Every year has its challenges and through those challenges unique opportunities to demonstrate whether we believe in the message we bring or not.
Camp demographics have changed somewhat in the past two years. We have more children from Central Ukraine. They can’t go to the East for camp because of the conflict there. But they don’t quite fit in with the Western children either. Camp becomes a place where we demonstrate love for those different from us, and where we encourage others in their attempts to be accepting of those different from them.
And it works.
Most of all, we are giving children, camp counselors, staff, and even some of our own interpreters the opportunity to see Christ in a new way. It isn’t about doctrine that can become politicized, but about faith that can be personally realized. Because of this we can stay in touch with children throughout the year, even those who cannot return to camp because they are moving on to university, marriage, and even starting their own families. In the process, friends and family of these children also have the opportunity to receive the word of God.

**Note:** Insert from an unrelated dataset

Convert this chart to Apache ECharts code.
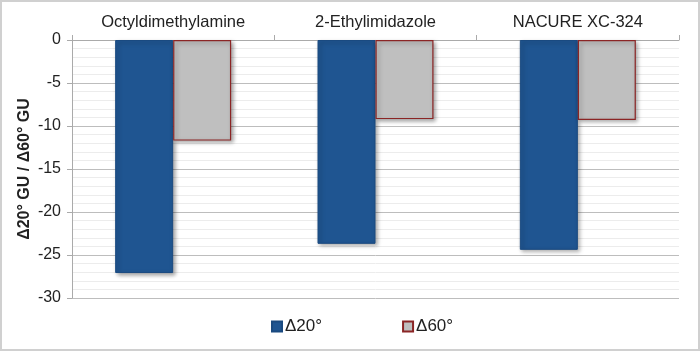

We’ve also had opportunities to distribute Bibles in the local village. Americans can’t generally comprehend the joy this brings to families and whole churches who cannot afford to purchase their own Bibles. All efforts in the Youth Camp Program are now without challenges. But I’ve come to see the challenges as incomparable to the joy of having done what I can do in this effort.
A couple of weeks of your life each year is a true blessing to both others and yourself!